Third, the African Development Bank will enter a co-design phase for an AI financing framework targeting up to $10bn in phased investments. Forum documents suggest the ambition is to enable up to 45 million jobs by 2035 through infrastructure, entrepreneurship and skills development.

Fourth, a space-enabled AI initiative will support national-scale geospatial systems for crop mapping, yield forecasting and climate risk alerts.

Fifth, a cybersecurity readiness programme will embed secure-by-design practices into African AI ventures, addressing concerns that rapid adoption could create new vulnerabilities.

Finally, enhanced Kenya-Italy research cooperation will focus on talent development, seeking to close what many regard as the most significant long-term constraint on African AI growth: human capital.

Cautious optimism

Not all participants were convinced that these commitments will automatically translate into transformation. Some expressed concern, privately, about the persistent gap between conference pledges and implementation on the ground. Large-scale technology initiatives in Africa have often struggled with coordination challenges, regulatory complexity and currency risk.

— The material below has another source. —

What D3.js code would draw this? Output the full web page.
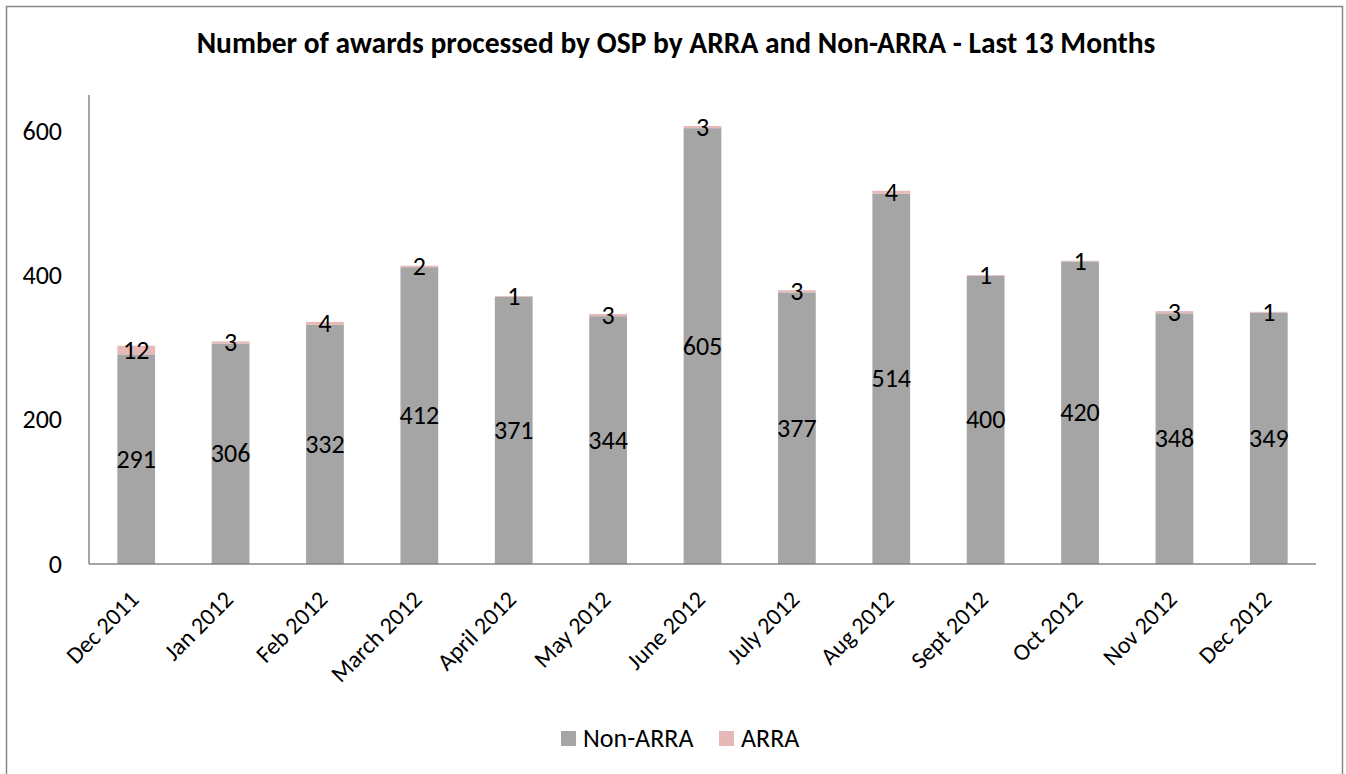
<!DOCTYPE html>
<html>
<head>
<meta charset="utf-8">
<script src="https://cdn.jsdelivr.net/npm/d3@7"></script>
<style>
  body { margin: 0; background: #fff; }
  text { font-family: Carlito, "Open Sans", "Liberation Sans", sans-serif; }
</style>
</head>
<body>
<div id="chart"></div>
<script>
// data
var months = ["Dec 2011", "Jan 2012", "Feb 2012", "March 2012", "April 2012", "May 2012",
  "June 2012", "July 2012", "Aug 2012", "Sept 2012", "Oct 2012", "Nov 2012", "Dec 2012"]
var nonArra = [291, 306, 332, 412, 371, 344, 605, 377, 514, 400, 420, 348, 349]
var arra = [12, 3, 4, 2, 1, 3, 3, 3, 4, 1, 1, 3, 1]
var seriesNames = ["Non-ARRA", "ARRA"]
var yTicks = [0, 200, 400, 600]

var width = 1346
var height = 774
var plot = {left: 89, right: 1316, top: 95, bottom: 564}
var colors = ["#A5A5A5", "#E6B9B8"]

var svg = d3.select("#chart")
  .append("svg")
    .attr("width", width)
    .attr("height", height)

// outer frame
svg.append("rect")
  .attr("x", 6.5).attr("y", 6.5)
  .attr("width", 1336).attr("height", 800)
  .attr("fill", "none")
  .attr("stroke", "#888")
  .attr("stroke-width", 1.5)

svg.append("text")
  .attr("x", 676).attr("y", 53)
  .attr("text-anchor", "middle")
  .style("font-size", "29.5px")
  .style("font-weight", "bold")
  .text("Number of awards processed by OSP by ARRA and Non-ARRA - Last 13 Months")

var x = d3.scaleBand()
  .domain(months)
  .range([plot.left, plot.right])
  .paddingInner(0.6)
  .paddingOuter(0.3)

var y = d3.scaleLinear()
  .domain([0, 651])
  .range([plot.bottom, plot.top])

var rows = months.map(function(m, i) {
  return {month: m, "Non-ARRA": nonArra[i], "ARRA": arra[i]}
})
var stacked = d3.stack().keys(seriesNames)(rows)

var layers = svg.append("g")
  .selectAll("g")
  .data(stacked)
  .enter()
  .append("g")
    .attr("fill", function(d, i) { return colors[i] })

layers.selectAll("rect")
  .data(function(d) { return d })
  .enter()
  .append("rect")
    .attr("x", function(d) { return x(d.data.month) })
    .attr("width", x.bandwidth())
    .attr("y", function(d) { return y(d[1]) })
    .attr("height", function(d) { return y(d[0]) - y(d[1]) })

layers.selectAll("text")
  .data(function(d) { return d.map(function(v) { return {v: v, key: d.key} }) })
  .enter()
  .append("text")
    .attr("x", function(d) { return x(d.v.data.month) + x.bandwidth() / 2 })
    .attr("y", function(d) { return (y(d.v[0]) + y(d.v[1])) / 2 })
    .attr("dy", "0.33em")
    .attr("text-anchor", "middle")
    .attr("fill", "#000")
    .style("font-size", "26px")
    .text(function(d) { return d.v.data[d.key] })

// axes
svg.append("line")
  .attr("x1", plot.left).attr("x2", plot.left)
  .attr("y1", plot.top).attr("y2", plot.bottom)
  .attr("stroke", "#868686").attr("stroke-width", 1.5)

svg.append("line")
  .attr("x1", plot.left).attr("x2", plot.right)
  .attr("y1", plot.bottom).attr("y2", plot.bottom)
  .attr("stroke", "#868686").attr("stroke-width", 1.5)

svg.append("g")
  .selectAll("text")
  .data(yTicks)
  .enter()
  .append("text")
    .attr("x", 62)
    .attr("y", function(d) { return y(d) })
    .attr("dy", "0.33em")
    .attr("text-anchor", "end")
    .style("font-size", "26px")
    .text(function(d) { return d })

svg.append("g")
  .selectAll("text")
  .data(months)
  .enter()
  .append("text")
    .attr("transform", function(d) {
      return "translate(" + (x(d) + x.bandwidth() / 2 + 4) + "," + 601 + ") rotate(-45)"
    })
    .attr("text-anchor", "end")
    .style("font-size", "24px")
    .text(function(d) { return d })

// legend
var legend = svg.append("g")
var legendX = [561, 719]
seriesNames.forEach(function(name, i) {
  legend.append("rect")
    .attr("x", legendX[i]).attr("y", 731)
    .attr("width", 15).attr("height", 15)
    .attr("fill", colors[i])
  legend.append("text")
    .attr("x", legendX[i] + 22).attr("y", 738)
    .attr("dy", "0.33em")
    .style("font-size", "26px")
    .text(name)
})
</script>
</body>
</html>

The proposed $10bn financing framework, in particular, remains at an early stage, with timelines yet to be defined.

Organisers counter that this forum builds on existing institutions and partnerships rather than creating new structures from scratch. The compute initiative, for example, leverages Cineca’s established infrastructure, reducing execution risk.

Dr Bitange Ndemo, former Permanent Secretary in Kenya’s ICT ministry and now a professor at the University of Nairobi, offered a pragmatic benchmark. Within three years, he argued, African AI solutions incubated through these programmes should be operating at regional scale and delivering measurable impact in sectors such as agriculture, education or health.

Monitoring mechanisms, including annual reviews and public reporting on metrics such as startups supported and jobs created, are intended to provide accountability.

Beyond aspiration

Perhaps the most significant shift in Nairobi was conceptual. The conversation moved from how Africa might catch up in AI to how AI can advance Africa’s development priorities. In that framing, AI is treated as infrastructure, something to be financed, governed and deployed with the same seriousness as energy grids or transport networks.

In closing remarks, Kenya’s Cabinet Secretary for ICT, Joe Mucheru, stressed that Africa’s AI future will be built not by isolated pilots but by systems, technical, financial and human, capable of turning innovation into impact.

The Nairobi AI Forum 2026 will ultimately be judged not by its declarations but by delivery. Yet its central contribution may lie in reframing Africa not as a passive consumer of imported technology, but as an active architect of its own AI-enabled development. The months and years ahead will determine whether this practical turn marks a lasting shift from talk to tools.